Studies about happiness find that positive thinking is the key to everything. Barbara Fredrickson, a researcher at the University of North Carolina published a research study in 2008 that continues to be one of the most definitive studies on happiness and positive emotions. The study highlights the impact that positive thinking has on an individual’s skills and ability to manage various situations. Fredrickson noted that negative thoughts narrow one’s thinking, leading the person to limit their options in a given situation. Conversely, positive thinking opens them up to a sense of possibility and provides additional options that they had not previously considered. Fredrickson also refers to her “broaden and build” theory, which are the ways by which positive emotions broaden one’s sense of possibilities and opens the mind, which in turn allows the person to build new skills and resources that can provide value in other areas of their life, thus improving their level of happiness.

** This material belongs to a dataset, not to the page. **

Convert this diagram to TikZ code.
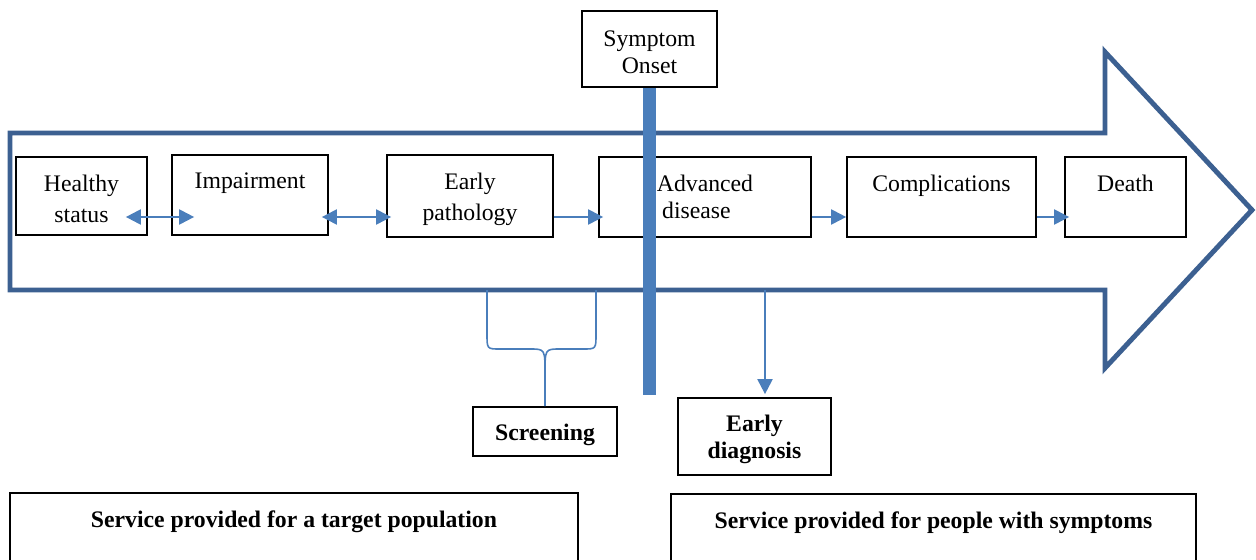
\documentclass[tikz,border=0pt]{standalone}
\usepackage{fontspec}
\setmainfont{Liberation Serif}
\usetikzlibrary{arrows.meta}
\definecolor{bandblue}{RGB}{60,96,145}
\definecolor{linkblue}{RGB}{74,126,187}
\newcommand{\upstrut}{\rule{0pt}{13pt}}

\tikzset{
  stage/.style={draw=black, line width=1pt, fill=white, align=center, inner sep=2pt,
    font=\fontsize{13.5}{15.5}\selectfont},
  service/.style={draw=black, line width=1pt, fill=white, anchor=north, inner sep=4pt,
    text height=0.56cm, text depth=1.54cm, font=\fontsize{13.5}{15.5}\selectfont\bfseries},
  link/.style={draw=linkblue, line width=1.2pt, >={Triangle[length=0.3cm,width=0.3cm]}},
}

\begin{document}
\begin{tikzpicture}[x=0.02cm, y=-0.02cm]
    \path[use as bounding box, clip] (0,0) rectangle (1256,560);

    %% the big arrow
    \draw[bandblue, line width=2.8pt, fill=white] (10,133) -- (1105,133) -- (1105,52)
      -- (1252,210) -- (1105,368) -- (1105,290) -- (10,290) -- cycle;

    %% the stages
    \node[stage, minimum width=2.62cm, minimum height=1.56cm] (healthy) at (81.5,196) {\upstrut Healthy\\[2pt] status};
    \node[stage, minimum width=3.12cm, minimum height=1.6cm] (impair) at (250,195) {\upstrut Impairment\\ \strut};
    \node[stage, minimum width=3.32cm, minimum height=1.64cm] (early) at (470,196) {\upstrut Early\\[2pt] pathology};
    \node[stage, minimum width=4.24cm, minimum height=1.6cm, align=left] (advanced) at (705,197) {Advanced\\ \hspace{3pt}disease};
    \node[stage, minimum width=3.78cm, minimum height=1.6cm] (compl) at (941.5,197) {Complications\\[-5pt] \strut};
    \node[stage, minimum width=2.42cm, minimum height=1.6cm] (death) at (1125.5,197) {Death\\[-5pt] \strut};

    %% links between stages
    \draw[link, <->, shorten <=-0.44cm, shorten >=-0.46cm] ([yshift=-0.42cm]healthy.east) -- ([yshift=-0.42cm]healthy.east -| impair.west);
    \draw[link, <->, shorten <=-0.14cm, shorten >=-0.1cm] ([yshift=-0.44cm]impair.east) -- ([yshift=-0.44cm]impair.east -| early.west);
    \draw[link, ->, shorten >=-0.1cm] ([yshift=-0.42cm]early.east) -- ([yshift=-0.42cm]early.east -| advanced.west);
    \draw[link, ->] ([yshift=-0.4cm]advanced.east) -- ([yshift=-0.4cm]advanced.east -| compl.west);
    \draw[link, ->, shorten >=-0.1cm] ([yshift=-0.4cm]compl.east) -- ([yshift=-0.4cm]compl.east -| death.west);

    %% symptom onset
    \node[stage, minimum width=2.7cm, minimum height=1.52cm] (onset) at (649.5,49) {\upstrut Symptom\\ Onset};
    \coordinate (barend) at (649.5,395);
    \draw[linkblue, line width=0.26cm] (onset.south) -- (barend);

    %% screening
    \node[stage, minimum width=2.88cm, minimum height=0.98cm, font=\fontsize{13.5}{15.5}\selectfont\bfseries] (screen) at (545,431.5) {\upstrut Screening};
    \coordinate (braceleft) at (487,290);
    \coordinate (braceright) at (596,290);
    \draw[linkblue, line width=0.9pt] (braceleft) -- (487,334) .. controls (487,349) .. (500,349)
      -- (530,349) .. controls (545,349) .. (545,374) -- (screen.north);
    \draw[linkblue, line width=0.9pt] (braceright) -- (596,334) .. controls (596,349) .. (583,349)
      -- (560,349) .. controls (545,349) .. (545,374);

    %% early diagnosis
    \node[stage, minimum width=3.06cm, minimum height=1.54cm, font=\fontsize{13.5}{15.5}\selectfont\bfseries] (diag) at (754.5,436.5) {\upstrut Early\\ diagnosis};
    \coordinate (diagstart) at (765,290);
    \draw[link, ->, shorten >=0.06cm] (diagstart) -- (diagstart |- diag.north);

    %% services
    \node[service, minimum width=11.36cm] (target) at (294,492) {Service provided for a target population};
    \node[service, minimum width=10.5cm] (sympt) at (933.5,493) {Service provided for people with symptoms};
  \end{tikzpicture}
\end{document}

While this information is useful, it does beg the question how someone who isn’t naturally a positive thinker might develop and adopt this type of mindset. The answer is actually simplier than you might think – you just “refrain and reframe”. What this means is, you first must attempt to stop yourself from making negative comments or having negative thoughts about yourself, situations, or others. This may be difficult to do, as you must hold yourself accountable for minimizing negative thinking; not just for the things you say out-loud, but also for the negative thoughts you might think to yourself. Refraining from allowing yourself to fall into negative thought patterns is an important first step to changing how you think and shift your mindset.

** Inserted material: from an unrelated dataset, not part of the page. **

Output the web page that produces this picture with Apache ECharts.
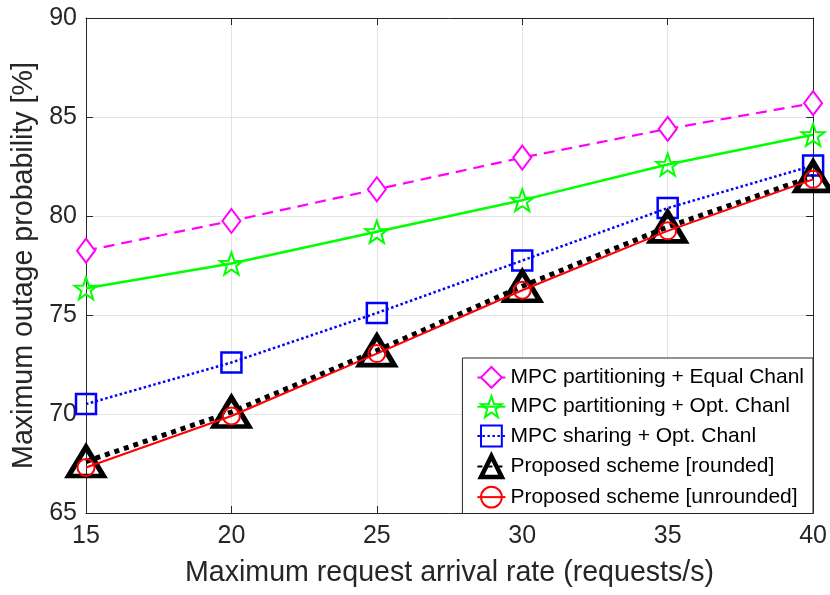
<!DOCTYPE html>
<html>
<head>
<meta charset="utf-8">
<script src="https://cdn.jsdelivr.net/npm/echarts@6/dist/echarts.min.js"></script>
<style>
  html, body { margin: 0; padding: 0; background: #fff; }
  #chart { width: 830px; height: 595px; }
</style>
</head>
<body>
<div id="chart"></div>
<script>
// Request arrival rates (requests/s)
var arrivalRates = [15, 20, 25, 30, 35, 40];

// Maximum outage probability [%] per scheme
var mpcPartEqual   = [78.25, 79.75, 81.35, 82.95, 84.4, 85.7];
var mpcPartOpt     = [76.35, 77.6, 79.2, 80.8, 82.6, 84.1];
var mpcSharingOpt  = [70.5, 72.6, 75.1, 77.75, 80.4, 82.55];
var proposedRound  = [67.6, 70.1, 73.2, 76.45, 79.45, 82.0];
var proposedUnrnd  = [67.3, 69.9, 73.05, 76.25, 79.25, 81.85];

var seriesNames = [
  'MPC partitioning + Equal Chanl',
  'MPC partitioning + Opt. Chanl',
  'MPC sharing + Opt. Chanl',
  'Proposed scheme [rounded]',
  'Proposed scheme [unrounded]'
];

var xTicks = { min: 15, max: 40, step: 5 };
var yTicks = { min: 65, max: 90, step: 5 };

function pairs(ys) {
  return arrivalRates.map(function (x, i) { return [x, ys[i]]; });
}

var FONT = "'Liberation Sans', Arial, Helvetica, sans-serif";
var AXIS_COLOR = '#262626';
var STAR = 'path://M0,-10L2.35,-3.24L9.51,-3.09L3.8,1.24L5.88,8.09L0,4L-5.88,8.09L-3.8,1.24L-9.51,-3.09L-2.35,-3.24Z';

var chart = echarts.init(document.getElementById('chart'), null, { renderer: 'canvas' });

function baseAxis(extra) {
  var ax = {
    type: 'value',
    axisLine: { show: true, lineStyle: { color: AXIS_COLOR, width: 1 } },
    axisTick: { show: true, inside: true, length: 7, lineStyle: { color: AXIS_COLOR, width: 1 } },
    splitLine: { show: false },
    axisLabel: { show: false }
  };
  for (var k in extra) ax[k] = extra[k];
  return ax;
}

var option = {
  backgroundColor: '#ffffff',
  animation: false,
  grid: { left: 86, right: 16, top: 18, bottom: 82, containLabel: false },
  xAxis: [
    baseAxis({
      min: xTicks.min, max: xTicks.max, interval: xTicks.step, position: 'bottom',
      name: 'Maximum request arrival rate (requests/s)',
      nameLocation: 'middle', nameGap: 46,
      nameTextStyle: { fontFamily: FONT, fontSize: 28.6, color: AXIS_COLOR },
      axisLabel: { show: true, fontFamily: FONT, fontSize: 25, color: AXIS_COLOR, margin: 11 },
      splitLine: { show: true, lineStyle: { color: '#e3e3e3', width: 1 } }
    }),
    baseAxis({ min: xTicks.min, max: xTicks.max, interval: xTicks.step, position: 'top' })
  ],
  yAxis: [
    baseAxis({
      min: yTicks.min, max: yTicks.max, interval: yTicks.step, position: 'left',
      name: 'Maximum outage probability [%]',
      nameLocation: 'middle', nameGap: 45,
      nameTextStyle: { fontFamily: FONT, fontSize: 28.6, color: AXIS_COLOR },
      axisLabel: { show: true, fontFamily: FONT, fontSize: 25, color: AXIS_COLOR, margin: 9 },
      splitLine: { show: true, lineStyle: { color: '#e3e3e3', width: 1 } }
    }),
    baseAxis({ min: yTicks.min, max: yTicks.max, interval: yTicks.step, position: 'right' })
  ],
  legend: {
    orient: 'vertical',
    right: 17, top: 358,
    padding: [8, 9, 5, 14],
    itemWidth: 28, itemHeight: 26, itemGap: 6.5,
    backgroundColor: '#ffffff',
    borderColor: AXIS_COLOR, borderWidth: 1, borderRadius: 0,
    textStyle: { fontFamily: FONT, fontSize: 21, color: '#000' },
    data: [
      { name: seriesNames[0] },
      { name: seriesNames[1] },
      { name: seriesNames[2] },
      { name: seriesNames[3], itemStyle: { borderWidth: 4.5 } },
      { name: seriesNames[4] }
    ]
  },
  series: [
    {
      name: seriesNames[0], type: 'line', data: pairs(mpcPartEqual),
      symbol: 'diamond', symbolSize: [18, 24],
      lineStyle: { color: '#ff00ff', width: 2.2, type: [11, 7] },
      itemStyle: { color: '#ffffff', borderColor: '#ff00ff', borderWidth: 2 },
      z: 2
    },
    {
      name: seriesNames[1], type: 'line', data: pairs(mpcPartOpt),
      symbol: STAR, symbolSize: 23, symbolKeepAspect: true,
      lineStyle: { color: '#00ff00', width: 2.5 },
      itemStyle: { color: 'rgba(255,255,255,0)', borderColor: '#00ff00', borderWidth: 2 },
      z: 3
    },
    {
      name: seriesNames[2], type: 'line', data: pairs(mpcSharingOpt),
      symbol: 'rect', symbolSize: 20,
      lineStyle: { color: '#0000ff', width: 2.5, type: [2.5, 2.5] },
      itemStyle: { color: 'rgba(255,255,255,0)', borderColor: '#0000ff', borderWidth: 2.5 },
      z: 4
    },
    {
      name: seriesNames[3], type: 'line', data: pairs(proposedRound),
      symbol: 'triangle', symbolSize: [35, 29],
      lineStyle: { color: '#000000', width: 5, type: [5, 5] },
      itemStyle: { color: 'rgba(255,255,255,0)', borderColor: '#000000', borderWidth: 5 },
      z: 5
    },
    {
      name: seriesNames[4], type: 'line', data: pairs(proposedUnrnd),
      symbol: 'circle', symbolSize: 17,
      lineStyle: { color: '#ff0000', width: 2 },
      itemStyle: { color: 'rgba(255,255,255,0)', borderColor: '#ff0000', borderWidth: 2 },
      z: 6
    }
  ]
};

chart.setOption(option);
</script>
</body>
</html>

Once you have stopped a negative thought, you then need to examine the situation that is causing negative emotions and attempt to find the positive in it. There will be times where this is an incredibly difficult task, but it is also a very important step towards positive thinking. By shifting your mindset and preventing yourself from focusing on the negative, you are practicing positive thinking – which the research supports leads to finding greater happiness.
Just like with anything else that you might do, the more someone practices something – the more likely it is to become a habit. And once positive thinking begins to become a natural thought-process, happiness will follow. Ultimately, happiness is achieved through positive thinking, which is achieved through practice. In other words, all you need to do to find happiness is to practice. That isn’t so hard, now is it?
Thank you very much for this article!
I have been thinking about happiness a lot lately. It seems to be missing from my life & that bothers me. I find times when I am happy hard to find, hard to put my finger on, even when I think back thru my life, my childhood, my adlut years. I think there must have been times when I was happy & maybe I just can’t remember them. I turned 72 in June & I would like the rest of my life to be happy. I know it is not possible to be happy all of the time but at least some of the time. My partner is negative, maybe very negative most of the time & that makes it difficult, I find , for me to be upbeat.
I would like to read Barbara Fredricksons’s study.